Henri pulled me toward a C-130 transport which was already spinning
up its engines on the ramp. We jumped aboard and it took off. The noise
was so loud, and Henri's accent so thick I could make no sense of what
he was trying to tell me about where we were going or what was happening.
When we landed, 20 minutes or so later, it was on a small strip in the
middle of a squalid town. Henri jumped off and ran toward a US Marine
CH-34 helicopter, fondly known as a Shuddering Shithouse, sitting on
the ramp. He spoke briefly with a tall American in green coveralls,
then waved at me. We got aboard. I still didn't know where I was or
what we were doing. The chopper took off, flew out about 10 or 12 minutes
and then began circling a bare hill rising up out of the green rice
paddies. Out the door I could see there were men on that hill, all lying
flat on the ground. When we landed everyone jumped out and there was
silence. A dead silence. I looked at the men closest to me and realized
that they were dead. Every single one of them. Lying flat in shallow
little depressions hastily dug. Some with their arms forward as though
holding rifles; but there were no rifles.
I was told that we were there to find and bring back the bodies of two
American advisers. We went from hole to hole until we found them, then
we and the two crewmen from the chopper got the head and feet and carried
them slowly back to the helicopter.
Until that moment all I had known of war I had learned from books and
the war movies of John Wayne. I had hurried to get to Vietnam because
surely, now that the Marines had landed, the war would be swiftly won.
On the ride back to Quang Ngai City I looked at the faces of those two
young Americans, now cold and dead, and neither of them looked much
like John Wayne.
Back at Quang Ngai airstrip it was getting near the end of the day.
Henri explained that it was very dangerous at night and all the Americans
usually flew back to Danang. But he had an idea: We would stay the night
at the MACV Adviser compound nearby and get a much earlier start than
those day-trippers the next morning. Sounded like a plan. At the gate
of the compound a very tired looking American captain greeted us warmly.
"We have been on 100% alert here for the last five days and nights.
We are exhausted and need some relief.

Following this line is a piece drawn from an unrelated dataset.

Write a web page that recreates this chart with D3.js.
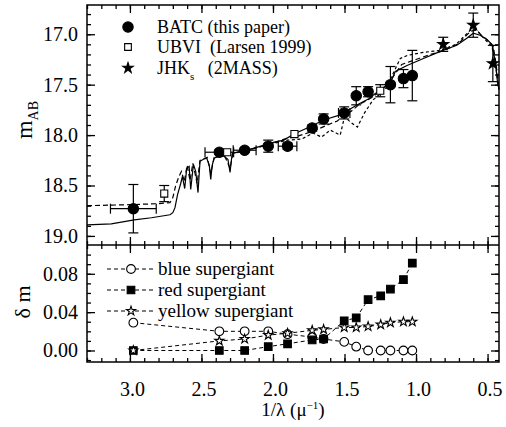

You guys are it." He hooked me
up with Saigon on his old-fashioned telephone switchboard. I was yelling
down a bad line to Herndon in Saigon, telling him what we had seen that
afternoon, when enemy mortar rounds fell on the South Vietnamese compound
next door. I ducked under the switchboard and kept talking. Afterward,
the captain handed us an M2 greasegun submachine gun and a handful of
magazines. He showed us where we would sleep, in an empty bunkroom full
of double-decker bunks. And where we would stand guard, in a sandbagged
bunker facing a barbed-wire fence with a road beyond that. Henri would
stand guard alone, from Midnight to 3 a.m. My turn was 3 a.m. to daybreak.
I lay there in the dark unable to sleep till Henri shook my arm and
gestured at the door. I took the gun and ammo and entered the bunker
for the longest night of my life to that point. Midway through my tour
the Viet Cong pulled a satchel charge attack on the South Vietnamese
compound across the road. No one approached our fence. Finally the eastern
sky began to brighten slightly. The night was nearly over. Thank God.
Just then a Vietnamese on a bicycle with a huge bundle on the handlebars
came into view, pedaling up that road. I leveled the gun, safety off,
and told myself if he made one false move he was dead. About then the
captain slapped me on the shoulder: "Son, if you shoot that man you
are going to have to cook our breakfast. He's the chef." Whew.
How's that for your first day at war? On the plane back to Danang I
thought over what I had seen and heard and decided this war was in no
danger of ending soon. It would be long and hard and there would be
plenty of it for everyone. But I had no idea how long and how hard it
would be, or that there would be enough of it to kill 58,200 Americans
and between one and two million Vietnamese on both sides.